Dans tous les cas, il conviendra de réaliser un bilan minimum devant une adénopathie persistant au-delà de trois semaines.

Bilan biologique

Le bilan biologique peut être très contributif. Ainsi, sa prescription ne doit pas être retardée car il s’agit d’un examen simple et facilement accessible pour les patients. Ce bilan peut permettre de poser, sinon d’orienter le diagnostic dans de nombreuses situations. L’objectif de l’analyse sanguine est de déterminer s’il existe un syndrome inflammatoire et d’en préciser l'importance (cependant, l’inflammation peut rester très modérée dans certaines pathologies même très évolutives telles que la tuberculose), de rechercher une hyperleucocytose et de la préciser (par exemple une élévation des polynucléaires neutrophiles dans le cadre d’une infection bactérienne) ou à l’inverse de rechercher une lymphopénie (infections virales telles que le VIH), de réaliser les sérologies virales et/ou bactériennes selon le terrain, de rechercher des arguments pour une hémopathie, une maladie auto-immune ou une sarcoïdose.

Imagerie

En cas de doute sur la nature du ganglion, une simple échographie permet de confirmer l’adénopathie. Le scanner permettra de rechercher des adénopathies profondes, non palpables cliniquement, ainsi que des lésions évolutives, qu’elles soient de nature infectieuse ou tumorale. Selon la topographie des adénopathies profondes, le diagnostic pourra être orienté : par exemple, devant des adénopathies hilaires bilatérales, on évoquera le diagnostic de sarcoïdose. La tomodensitométrie peut également fournir de nouvelles cibles pertinentes pour la réalisation de biopsie.

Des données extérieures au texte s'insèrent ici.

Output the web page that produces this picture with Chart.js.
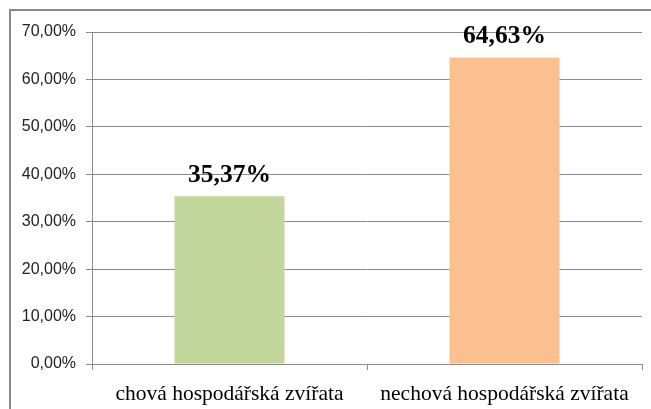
<!DOCTYPE html>
<html>
<head>
<meta charset="utf-8">
<script src="https://cdn.jsdelivr.net/npm/chart.js@4/dist/chart.umd.min.js"></script>
<style>
  html, body { margin: 0; padding: 0; background: #fff; }
  #wrap { position: relative; width: 651px; height: 409px; }
</style>
</head>
<body>
<div id="wrap"><canvas id="chart" width="651" height="409"></canvas></div>
<script>
// data (percent)
const categories = ['chová hospodářská zvířata', 'nechová hospodářská zvířata'];
const shares = [35.37, 64.63];
const barColors = ['#c3d69b', '#fac090'];
const yMax = 70;
const yStep = 10;

const fmt = v => v.toFixed(2).replace('.', ',') + '%';

// outer frame, as in the spreadsheet export
const framePlugin = {
  id: 'frame',
  beforeDraw(chart) {
    const ctx = chart.ctx;
    ctx.save();
    ctx.fillStyle = '#fff';
    ctx.fillRect(0, 0, chart.width, chart.height);
    ctx.strokeStyle = '#8a8a8a';
    ctx.lineWidth = 2;
    ctx.strokeRect(10, 10, chart.width + 20, chart.height + 20);
    ctx.restore();
  }
};

// value labels above bars
const valueLabels = {
  id: 'valueLabels',
  afterDatasetsDraw(chart) {
    const ctx = chart.ctx;
    const meta = chart.getDatasetMeta(0);
    ctx.save();
    ctx.font = 'bold 25.5px "Liberation Serif", "Times New Roman", serif';
    ctx.fillStyle = '#000';
    ctx.textAlign = 'center';
    ctx.textBaseline = 'alphabetic';
    meta.data.forEach((bar, i) => {
      ctx.fillText(fmt(shares[i]), bar.x, bar.y - 14);
    });
    ctx.restore();
  }
};

new Chart(document.getElementById('chart').getContext('2d'), {
  type: 'bar',
  data: {
    labels: categories,
    datasets: [{
      data: shares,
      backgroundColor: barColors,
      borderWidth: 0,
      categoryPercentage: 1,
      barPercentage: 0.4
    }]
  },
  options: {
    responsive: false,
    animation: false,
    layout: { padding: { top: 32, right: 9, left: 0, bottom: 0 } },
    plugins: {
      legend: { display: false },
      tooltip: { enabled: false }
    },
    scales: {
      x: {
        offset: true,
        grid: {
          offset: true,
          drawOnChartArea: false,
          tickLength: 6,
          color: '#8c8c8c'
        },
        border: { color: '#8c8c8c' },
        ticks: {
          color: '#000',
          padding: 11,
          maxRotation: 0,
          font: { family: '"Liberation Serif", "Times New Roman", serif', size: 21.5 }
        },
        afterFit(scale) { scale.height = 45; }
      },
      y: {
        min: 0,
        max: yMax,
        ticks: {
          stepSize: yStep,
          color: '#222',
          padding: 10,
          font: { family: '"Liberation Sans", Arial, sans-serif', size: 16 },
          callback: v => fmt(v)
        },
        grid: { color: '#8c8c8c', tickLength: 6 },
        border: { color: '#8c8c8c' },
        afterFit(scale) { scale.width = 92; }
      }
    }
  },
  plugins: [framePlugin, valueLabels]
});
</script>
</body>
</html>
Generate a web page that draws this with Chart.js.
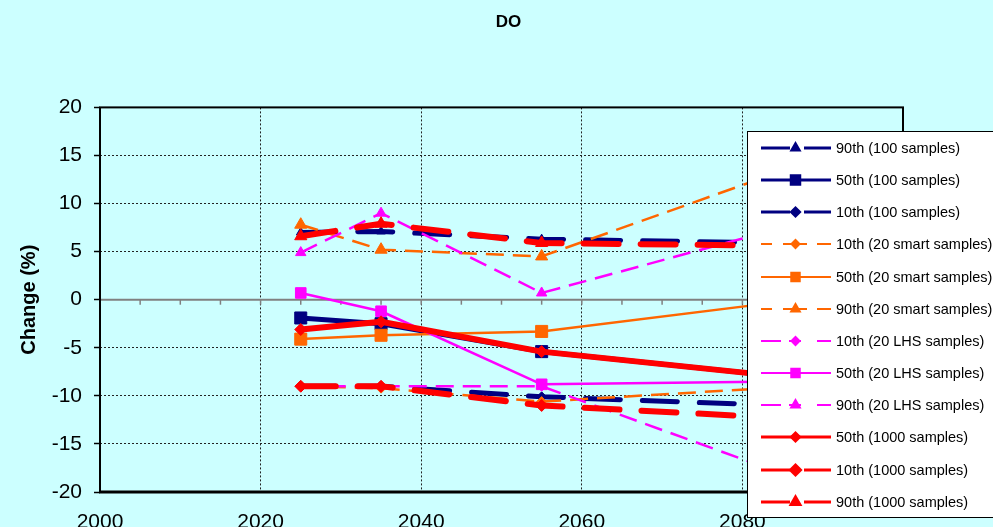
<!DOCTYPE html>
<html>
<head>
<meta charset="utf-8">
<title>DO</title>
<script src="https://cdn.jsdelivr.net/npm/chart.js@4.4.1/dist/chart.umd.min.js"></script>
<style>
  html, body { margin: 0; padding: 0; background: #ccffff; }
  #wrap { width: 993px; height: 527px; position: relative; }
</style>
</head>
<body>
<div id="wrap"><canvas id="do-chart"></canvas></div>
<script>
// years of the four time slices
const years = [2025, 2035, 2055, 2085];

const seriesNames = [
    '90th (100 samples)', '50th (100 samples)', '10th (100 samples)',
    '10th (20 smart samples)', '50th (20 smart samples)', '90th (20 smart samples)',
    '10th (20 LHS samples)', '50th (20 LHS samples)', '90th (20 LHS samples)',
    '50th (1000 samples)', '10th (1000 samples)', '90th (1000 samples)'
];

const p90_100 = [7.0, 7.1, 6.3, 5.9];
const p50_100 = [-1.9, -2.5, -5.4, -8.0];
const p10_100 = [-9.0, -9.0, -10.1, -11.0];
const p10_smart = [-9.0, -9.2, -10.6, -9.1];
const p50_smart = [-4.1, -3.7, -3.3, -0.2];
const p90_smart = [7.8, 5.2, 4.5, 13.4];
const p10_lhs = [-9.0, -9.0, -9.0, -18.1];
const p50_lhs = [0.7, -1.2, -8.8, -8.5];
const p90_lhs = [4.9, 9.0, 0.7, 7.5];
const p50_1000 = [-3.1, -2.3, -5.4, -8.0];
const p10_1000 = [-9.0, -9.0, -11.0, -12.3];
const p90_1000 = [6.6, 7.9, 5.9, 5.6];

const seriesValues = [p90_100, p50_100, p10_100, p10_smart, p50_smart, p90_smart,
    p10_lhs, p50_lhs, p90_lhs, p50_1000, p10_1000, p90_1000];

const xTickLabels = ['2000', '2020', '2040', '2060', '2080'];

const NAVY = '#000080', ORANGE = '#ff6600', MAGENTA = '#ff00ff', RED = '#ff0000';

// look of each series, same order as above
const styles = [
    { c: NAVY, w: 5, dash: [35, 22], cap: 'round', pt: 'triangle', r: 5, lw: 3, ld: [29, 14], lr: 4 },
    { c: NAVY, w: 5, dash: [], cap: 'round', pt: 'rect', r: 8.5, lw: 3, ld: [], lr: 6 },
    { c: NAVY, w: 5, dash: [35, 22], cap: 'round', pt: 'rectRot', r: 5, lw: 3, ld: [29, 14], lr: 4 },
    { c: ORANGE, w: 2.5, dash: [18, 9], cap: 'butt', pt: 'rectRot', r: 5, lw: 2, ld: [11, 11, 24, 10, 14, 0], lr: 4 },
    { c: ORANGE, w: 2.5, dash: [], cap: 'butt', pt: 'rect', r: 8.5, lw: 2, ld: [], lr: 6 },
    { c: ORANGE, w: 2.5, dash: [18, 9], cap: 'butt', pt: 'triangle', r: 7, lw: 2, ld: [11, 11, 24, 10, 14, 0], lr: 5 },
    { c: MAGENTA, w: 2.5, dash: [18, 9], cap: 'butt', pt: 'rectRot', r: 5, lw: 2, ld: [20, 8, 12, 16, 14, 0], lr: 4 },
    { c: MAGENTA, w: 2.5, dash: [], cap: 'butt', pt: 'rect', r: 7.5, lw: 2, ld: [], lr: 6 },
    { c: MAGENTA, w: 2.5, dash: [18, 9], cap: 'butt', pt: 'triangle', r: 6, lw: 2, ld: [20, 8, 12, 16, 14, 0], lr: 5 },
    { c: RED, w: 6, dash: [], cap: 'round', pt: 'rectRot', r: 6, lw: 3, ld: [], lr: 4 },
    { c: RED, w: 6, dash: [35, 22], cap: 'round', pt: 'rectRot', r: 6, lw: 3, ld: [29, 14], lr: 5 },
    { c: RED, w: 6, dash: [35, 22], cap: 'round', pt: 'triangle', r: 7, lw: 3, ld: [29, 14], lr: 5 }
];

Chart.defaults.font.family = '"Liberation Sans", Arial, sans-serif';
Chart.defaults.color = '#000';

const datasets = seriesValues.map((vals, i) => {
    const s = styles[i];
    return {
        label: seriesNames[i],
        data: vals.map((v, j) => ({ x: years[j], y: v })),
        borderColor: s.c,
        backgroundColor: s.c,
        borderWidth: s.w,
        borderDash: s.dash,
        borderCapStyle: s.cap,
        borderJoinStyle: 'round',
        pointStyle: s.pt,
        pointRadius: s.r,
        pointBackgroundColor: s.c,
        pointBorderColor: s.c,
        pointBorderWidth: 1,
        tension: 0,
        fill: false,
        order: seriesValues.length - i  // later series drawn on top
    };
});

// zero line with its little ticks, plus the plot frame
const axisDecor = {
    id: 'axisDecor',
    beforeDatasetsDraw(chart) {
        const { ctx, chartArea: a, scales: { x, y } } = chart;
        const y0 = y.getPixelForValue(0);
        ctx.save();
        ctx.strokeStyle = '#808080';
        ctx.lineWidth = 2;
        ctx.beginPath();
        ctx.moveTo(a.left, y0);
        ctx.lineTo(a.right, y0);
        ctx.stroke();
        ctx.lineWidth = 1.5;
        for (let yr = 2005; yr < 2100; yr += 5) {
            const px = x.getPixelForValue(yr);
            ctx.beginPath();
            ctx.moveTo(px, y0);
            ctx.lineTo(px, y0 + 5);
            ctx.stroke();
        }
        ctx.restore();
    },
    afterDatasetsDraw(chart) {
        const { ctx, chartArea: a } = chart;
        ctx.save();
        ctx.strokeStyle = '#000';
        ctx.lineWidth = 2;
        ctx.strokeRect(a.left, a.top, a.right - a.left, a.bottom - a.top);
        ctx.lineWidth = 3;
        ctx.beginPath();
        ctx.moveTo(a.left - 1, a.bottom);
        ctx.lineTo(a.right + 1, a.bottom);
        ctx.stroke();
        ctx.restore();
    }
};

// boxed legend sitting over the right of the plot
const boxLegend = {
    id: 'boxLegend',
    afterDraw(chart) {
        const ctx = chart.ctx;
        const bx = 747, by = 131, bw = 260, bh = 386;
        ctx.save();
        ctx.fillStyle = '#fff';
        ctx.fillRect(bx, by, bw, bh);
        ctx.strokeStyle = '#000';
        ctx.lineWidth = 1;
        ctx.strokeRect(bx + 0.5, by + 0.5, bw, bh);
        chart.data.datasets.forEach((ds, i) => {
            const s = styles[i];
            const cy = Math.round(148 + i * 32.15);
            ctx.strokeStyle = s.c;
            ctx.lineWidth = s.lw;
            ctx.setLineDash(s.ld);
            ctx.lineCap = 'butt';
            ctx.beginPath();
            ctx.moveTo(761, cy);
            ctx.lineTo(831, cy);
            ctx.stroke();
            ctx.setLineDash([]);
            ctx.fillStyle = s.c;
            Chart.helpers.drawPoint(ctx, { pointStyle: s.pt, radius: s.lr, rotation: 0, borderWidth: 1 }, 795.5, cy);
            ctx.fillStyle = '#000';
            ctx.font = '14.5px "Liberation Sans", Arial, sans-serif';
            ctx.textBaseline = 'middle';
            ctx.textAlign = 'left';
            ctx.fillText(ds.label, 836, cy + 1);
        });
        ctx.restore();
    }
};

new Chart(document.getElementById('do-chart'), {
    type: 'line',
    data: { datasets: datasets },
    options: {
        responsive: true,
        maintainAspectRatio: false,
        animation: false,
        devicePixelRatio: 1,
        layout: { padding: { left: 24, right: 0, top: 0, bottom: 0 } },
        plugins: {
            legend: { display: false },
            tooltip: { enabled: false },
            title: {
                display: true,
                text: 'DO',
                font: { size: 17, weight: 'bold' },
                padding: { top: 12, bottom: 75 }
            }
        },
        scales: {
            x: {
                type: 'linear',
                min: 2000,
                max: 2100,
                afterFit(s) { s.height = 35; },
                ticks: {
                    stepSize: 20,
                    autoSkip: false,
                    maxRotation: 0,
                    padding: 18,
                    font: { size: 21 },
                    callback: (v) => xTickLabels[(v - 2000) / 20] || ''
                },
                grid: { color: '#222', lineWidth: 1, drawTicks: false },
                border: { display: false, dash: [2, 2] }
            },
            y: {
                min: -20,
                max: 20,
                afterFit(s) { s.width = 76; },
                ticks: { stepSize: 5, padding: 12, font: { size: 21 } },
                grid: {
                    color: (c) => (c.tick && c.tick.value === 0) ? 'rgba(0,0,0,0)' : '#222',
                    lineWidth: 1,
                    drawTicks: true,
                    tickLength: 6,
                    tickColor: '#000',
                    tickWidth: 1.5
                },
                border: { display: false, dash: [2, 2] },
                title: {
                    display: true,
                    text: 'Change (%)',
                    font: { size: 20, weight: 'bold' },
                    padding: { top: -7, bottom: 0 }
                }
            },
            yR: {
                position: 'right',
                min: -20,
                max: 20,
                afterFit(s) { s.width = 90; },
                ticks: { display: false },
                grid: { display: false, drawTicks: false },
                border: { display: false }
            }
        }
    },
    plugins: [axisDecor, boxLegend]
});
</script>
</body>
</html>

Le TEP scanner est un examen pertinent dans ce contexte, permettant de préciser les caractères morphologiques et métaboliques (SUV max) des ganglions. C’est ainsi qu’on pourra constater l’absence d’hypermétabolisme de certains ganglions, qui ne devront donc pas être biopsiés car non contributifs. La localisation et l’activité métabolique des adénopathies peuvent orienter le diagnostic et on préférera prélever une adénopathie à forte activité métabolique.

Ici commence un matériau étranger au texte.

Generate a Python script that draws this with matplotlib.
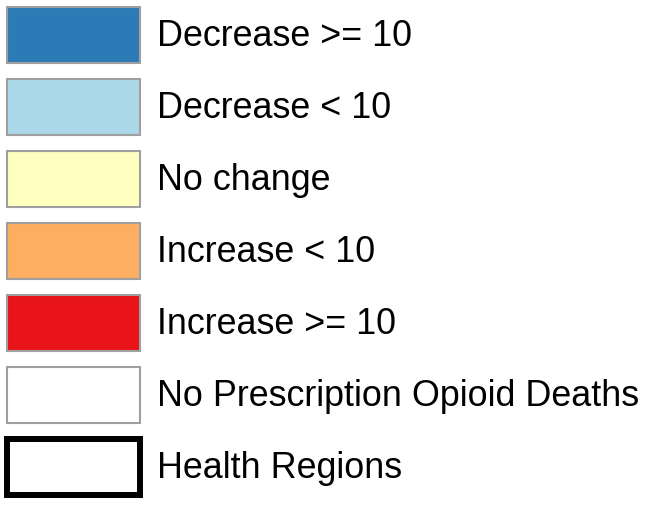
import matplotlib
matplotlib.use('Agg')
import matplotlib.pyplot as plt

labels = ['Decrease >= 10', 'Decrease < 10', 'No change', 'Increase < 10',
          'Increase >= 10', 'No Prescription Opioid Deaths', 'Health Regions']
colors = ['#2c7bb6', '#abd9e9', '#ffffbf', '#fdae61', '#e8141a', '#ffffff', '#ffffff']
edges = ['#a0a0a0'] * 6 + ['#000000']
widths = [1.5] * 6 + [4.3]

plt.rcParams['font.family'] = ['Liberation Sans', 'DejaVu Sans']
fig = plt.figure(figsize=(6.54, 5.08), dpi=100)
ax = fig.add_axes([0, 0, 1, 1])
ax.set_xlim(0, 654)
ax.set_ylim(508, 0)
ax.axis('off')

centers = [35 + 72 * i for i in range(len(labels))]
ax.barh(centers, 133, left=7, height=56, color=colors, edgecolor=edges, linewidth=widths)
for y, lab in zip(centers, labels):
    ax.text(157, y + 1, lab, fontsize=25.8, va='center', ha='left', color='black')

fig.savefig('out.png', dpi=100)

Ponction/biopsie ganglionnaire

En l’absence de diagnostic évident (histoire clinicobiologique typique), une ponction ou, au mieux, une biopsie ganglionnaire devra être proposée. On choisit le site le plus accessible (geste le moins invasif) tout en prenant en compte le caractère pathologique de l’adénopathie. Ainsi, l’aire ganglionnaire inguinale est généralement moins rentable que les autres sites et il sera préférable de privilégier les autres sites. Le prélèvement devra être systématiquement envoyé en anatomo­pathologie et microbiologie (bactériologie standard +/- culture mycobactérie).

CONCLUSION

La découverte d’adénopathie(s) est en médecine générale une situation classique, pour laquelle il est difficile de faire ressortir une prise en charge standardisée. Le terrain du patient, la localisation de l’adénopathie, le sens clinique et le bilan biologique doivent permettre de débuter une prise en charge rapide en vue d’établir un diagnostic. En l’absence de signe d’alerte, une surveillance rapprochée avec réévaluation sous trois semaines pourra être proposée.

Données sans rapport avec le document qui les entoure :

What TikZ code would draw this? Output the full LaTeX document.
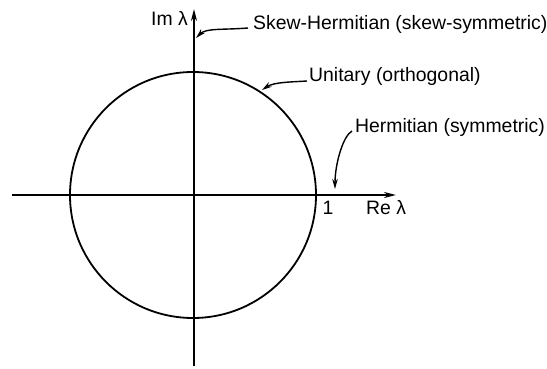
\documentclass[tikz,border=0pt]{standalone}
\usepackage{fontspec}
\setmainfont{Liberation Sans}
\usetikzlibrary{arrows.meta}
\begin{document}
\begin{tikzpicture}[x=1pt,y=-1pt,
  axis/.style={line width=1.8pt,-{Stealth[length=12pt,width=6pt]}},
  curve/.style={line width=1.8pt},
  pointer/.style={line width=1.4pt,-{Stealth[length=10pt,width=5.5pt]}},
  lab/.style={inner sep=0pt,font=\fontsize{19.4}{22}\selectfont}]
\useasboundingbox (0,0) rectangle (547,369);
\coordinate (O) at (193,195);
\coordinate (L) at (12,195);
\coordinate (R) at (396,195);
\coordinate (T) at (194,9);
\coordinate (B) at (194,366);
\draw[axis] (L) -- (R);
\draw[axis] (B) -- (T);
\draw[curve] (O) circle (123);
\node[lab,anchor=east] (im) at (188,18) {Im λ};
\node[lab,anchor=west] (skew) at (253,24) {Skew-Hermitian (skew-symmetric)};
\node[lab,anchor=west] (unit) at (309,76) {Unitary (orthogonal)};
\node[lab,anchor=west] (herm) at (355,127) {Hermitian (symmetric)};
\node[lab] (one) at (328,208) {1};
\node[lab,anchor=west] (re) at (366,208) {Re λ};
\coordinate (skewtip) at (196,38);
\coordinate (unittip) at (262,90);
\coordinate (hermtip) at (335,189);
\draw[pointer] ([xshift=-5pt,yshift=-4pt]skew.west) .. controls +(-25,2) and +(10,-10) .. (skewtip);
\draw[pointer] ([xshift=-2pt,yshift=-5pt]unit.west) .. controls +(-15,1) and +(12,-8) .. (unittip);
\draw[pointer] ([xshift=-3pt,yshift=-4pt]herm.west) .. controls +(-9,5) and +(0,-25) .. (hermtip);
\end{tikzpicture}
\end{document}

Dr Olivier Voisin (service de médecine interne, hôpital Saint-Joseph, Paris)

BIBLIOGRAPHIE
1. Ellison E, LaPuerta P, Martin SE. Supraclavicular masses: results of a series of 309 cases biopsied by fine needle aspiration. Head Neck. mai 1999;21(3):239‑46.
2. Kumar N, Acharya A, Gendelman HE, Byrareddy SN. The 2022 outbreak and the pathobiology of the monkeypox virus. J Autoimmun. 24 juin 2022;102855.
3. Cerri S, Fontana M, Balduzzi S, Potenza L, Faverio P, Luppi M, et al. Clinical differences in sarcoidosis patients with and without lymphoma: a single-centre retrospective cohort analysis. Eur Respir J. nov 2019;54(5):1802470.
4. Gaddey HL, Riegel AM. Unexplained Lymphadenopathy: Evaluation and Differential Diagnosis. Am Fam Physician. 1 dec 2016;94(11):896‑903.